Maliciously Secure MPC from Semi-Honest 2 PC in the Server-Aided Model

Secure multi-party computation (MPC) provides provable security guarantees for many privacy critical applications. The semi-honest MPC protocols are secure against semi-honest adversaries who can only observe the protocol execution, while the maliciously secure MPC protocols are secure against malicious adversaries who can deviate from the protocol description arbitrarily. Many security sensitive applications tend to use semi-honest MPC protocols because malicious security comes with huge communication and/or computation costs. In this work, we show how to efficiently transform generic semi-honest two-party protocols into maliciously secure multi-party protocol in the server-aided setting. We further propose an optimized constant-round server-aided MPC protocol.

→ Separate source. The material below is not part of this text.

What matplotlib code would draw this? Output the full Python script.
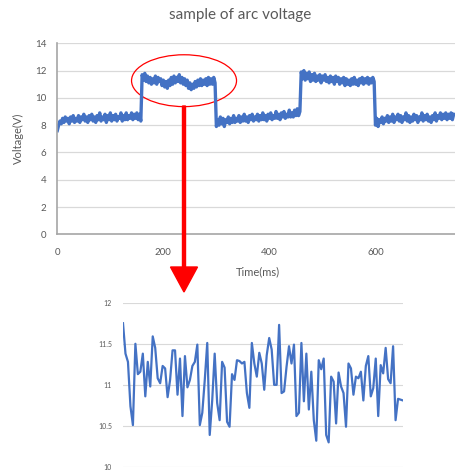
import numpy as np
import matplotlib
matplotlib.use('Agg')
import matplotlib.pyplot as plt
from matplotlib.patches import Ellipse, FancyArrow

plt.rcParams['font.family'] = ['Lato', 'DejaVu Sans']

# --- dados ---
# segmentos do sinal de cima (ms de inicio de cada patamar)
seg_start = [0, 160, 300, 460, 600, 750]

seg_a = [7.6, 8.0, 8.3, 8.1, 8.5, 8.2, 8.6, 8.3, 8.5, 8.1, 8.6, 8.3, 8.7, 8.2, 8.5, 8.3,
         8.7, 8.2, 8.6, 8.4, 8.8, 8.3, 8.6, 8.2, 8.7, 8.4, 8.8, 8.3, 8.6, 8.2, 8.7, 8.4,
         8.9, 8.3, 8.6, 8.4, 8.8, 8.2, 8.7, 8.4, 8.9, 8.3, 8.7, 8.4, 8.8, 8.3, 8.6, 8.5,
         8.9, 8.3, 8.7, 8.4, 8.9, 8.4, 8.7, 8.5, 8.9, 8.4, 8.8, 8.5, 8.9, 8.4, 8.8, 8.3]
seg_b = [11.7, 11.3, 11.8, 11.2, 11.6, 11.1, 11.5, 11.0, 11.4, 11.1, 11.6, 11.0, 11.5, 11.2,
         11.4, 10.9, 11.3, 10.8, 11.2, 10.7, 11.3, 10.9, 11.5, 11.0, 11.6, 11.1, 11.5, 11.2,
         11.7, 11.1, 11.5, 11.0, 11.4, 10.9, 11.3, 10.7, 11.1, 10.6, 11.0, 10.7, 11.2, 10.8,
         11.3, 10.9, 11.4, 10.9, 11.3, 11.0, 11.4, 10.9, 11.5, 11.0, 11.4, 11.0, 11.5, 11.1]
seg_c = [7.9, 8.4, 8.0, 8.6, 8.1, 8.5, 7.9, 8.4, 8.2, 8.6, 8.1, 8.5, 8.2, 8.7, 8.2, 8.5,
         8.3, 8.7, 8.2, 8.6, 8.3, 8.8, 8.3, 8.6, 8.2, 8.7, 8.4, 8.8, 8.3, 8.6, 8.4, 8.8,
         8.3, 8.7, 8.4, 8.9, 8.4, 8.7, 8.3, 8.8, 8.5, 8.9, 8.4, 8.7, 8.5, 9.0, 8.5, 8.8,
         8.4, 8.9, 8.6, 9.0, 8.5, 8.8, 8.6, 9.1, 8.6, 8.9, 8.6, 9.1, 8.7, 9.2, 8.7, 9.0]
seg_d = [11.9, 11.4, 12.0, 11.3, 11.8, 11.4, 11.9, 11.2, 11.7, 11.3, 11.8, 11.2, 11.6, 11.3,
         11.7, 11.1, 11.6, 11.3, 11.7, 11.2, 11.5, 11.1, 11.6, 11.2, 11.5, 11.0, 11.6, 11.2,
         11.5, 11.0, 11.4, 11.1, 11.5, 10.9, 11.4, 11.0, 11.3, 10.9, 11.4, 11.0, 11.5, 11.0,
         11.3, 10.9, 11.4, 11.1, 11.5, 11.0, 11.4, 11.1, 11.5, 11.0, 11.4, 11.1, 11.5, 11.2]
seg_e = [8.0, 8.5, 7.9, 8.4, 8.2, 8.6, 8.1, 8.5, 8.3, 8.7, 8.2, 8.6, 8.3, 8.8, 8.2, 8.6,
         8.4, 8.8, 8.3, 8.7, 8.2, 8.6, 8.4, 8.9, 8.3, 8.7, 8.2, 8.6, 8.3, 8.8, 8.4, 8.7,
         8.2, 8.6, 8.4, 8.9, 8.3, 8.7, 8.4, 8.8, 8.3, 8.6, 8.2, 8.7, 8.4, 8.9, 8.3, 8.7,
         8.5, 8.9, 8.4, 8.8, 8.5, 8.9, 8.4, 8.8, 8.5, 8.9, 8.4, 8.8]
segments = [seg_a, seg_b, seg_c, seg_d, seg_e]

# detalhe (grafico de baixo)
zoom_v = [11.75, 11.38, 11.28, 10.74, 10.51, 11.50, 11.13, 11.16, 11.38, 10.86, 11.28, 10.98,
          11.59, 11.45, 11.08, 11.02, 11.23, 11.20, 10.85, 11.06, 11.42, 11.42, 10.88, 11.32,
          10.62, 11.35, 10.97, 11.06, 11.23, 11.28, 11.49, 10.51, 10.66, 11.06, 11.51, 10.39,
          10.81, 11.38, 10.78, 10.57, 11.28, 11.21, 10.55, 10.49, 11.13, 11.06, 11.30, 11.29,
          11.26, 11.28, 10.90, 10.72, 11.51, 11.26, 11.10, 11.39, 11.26, 10.94, 11.36, 11.57,
          11.43, 11.00, 11.00, 11.73, 10.90, 10.92, 11.22, 11.47, 11.26, 11.49, 10.62, 10.66,
          11.51, 10.80, 11.38, 10.70, 11.16, 10.57, 10.32, 11.30, 11.19, 11.32, 10.39, 10.30,
          11.10, 11.04, 10.53, 11.15, 10.98, 10.90, 10.49, 11.26, 11.20, 10.88, 11.10, 11.08,
          11.16, 10.81, 11.23, 11.35, 10.86, 10.96, 11.32, 10.62, 11.24, 11.14, 11.45, 11.07,
          11.02, 11.47, 10.57, 10.83, 10.82, 10.81]

AZUL = '#4472C4'
CINZA = '#595959'
GRADE = '#D9D9D9'

# --- tempo de cada amostra ---
t_all, v_all = [], []
for i, seg in enumerate(segments):
    dt = (seg_start[i + 1] - seg_start[i]) / len(seg)
    t_all += [seg_start[i] + k * dt for k in range(len(seg))]
    v_all += seg

W, H = 455, 474
fig = plt.figure(figsize=(W / 100, H / 100), dpi=100)

# --- grafico de cima ---
ax = fig.add_axes([57.3 / W, 1 - 234.3 / H, (W - 57.3) / W, (234.3 - 43.3) / H])
ax.plot(t_all, v_all, color=AZUL, lw=2.4)
ax.set_xlim(0, 750)
ax.set_ylim(0, 14)
ax.set_yticks(range(0, 15, 2))
ax.set_xticks([0, 200, 400, 600])
ax.grid(axis='y', color=GRADE, lw=0.9)
ax.set_axisbelow(True)
for s in ['top', 'right']:
    ax.spines[s].set_visible(False)
for s in ['left', 'bottom']:
    ax.spines[s].set_color('#A6A6A6')
    ax.spines[s].set_linewidth(1.2)
ax.tick_params(length=0, labelsize=7, labelcolor=CINZA, pad=8)
ax.tick_params(axis='x', pad=10)
ax.set_ylabel('Voltage(V)', fontsize=8, color=CINZA, labelpad=8)
ax.set_xlabel('Time(ms)', fontsize=8, color=CINZA)
ax.xaxis.set_label_coords((258 - 57.3) / (W - 57.3), -(266 - 234.3) / (234.3 - 43.3))
fig.text(240 / W, 1 - 15 / H, 'sample of arc voltage', fontsize=11, color=CINZA,
         ha='center', va='center')

# elipse vermelha destacando o trecho
ax.add_patch(Ellipse((239, 11.26), 198, 3.8, fill=False, ec='red', lw=0.9, clip_on=False))

# --- grafico de baixo (detalhe) ---
ax2 = fig.add_axes([123 / W, 1 - 467 / H, 280 / W, (467 - 302.7) / H])
ax2.plot(range(len(zoom_v)), zoom_v, color=AZUL, lw=1.6)
ax2.set_xlim(0, len(zoom_v) - 1)
ax2.set_ylim(10, 12)
ax2.set_yticks([10, 10.5, 11, 11.5, 12])
ax2.set_yticklabels(['10', '10.5', '11', '11.5', '12'])
ax2.set_xticks([])
ax2.grid(axis='y', color=GRADE, lw=0.8)
ax2.set_axisbelow(True)
for s in ax2.spines.values():
    s.set_visible(False)
ax2.tick_params(length=0, labelsize=5, labelcolor=CINZA, pad=8)

# seta vermelha
fig.add_artist(FancyArrow(184 / W, 1 - 106 / H, 0, -(292 - 106) / H,
                          width=3 / W, head_width=27 / W, head_length=25 / H,
                          length_includes_head=True, color='red', transform=fig.transFigure))

fig.savefig('out.png', dpi=100)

The proposed protocols are secure when all but one parties are maliciously corrupted, while the remaining party and the server are corrupted by semi-honest and non-colluding adversaries. We implement and evaluate our constant-round protocol. For the 2-party case, our protocol is only 1.11× slower than the semi-honest Yao's Garbled Circuits protocol, and it is 9.16× faster than the maliciously secure authenticated garbling protocol and 4.96× faster than the state-of-the-art maliciously secure server-aided protocol of Wu et al. For the 8-party case, our protocol is 103.29× faster than the authenticated garbling protocol and 17.03× faster than the protocol of Wu et al.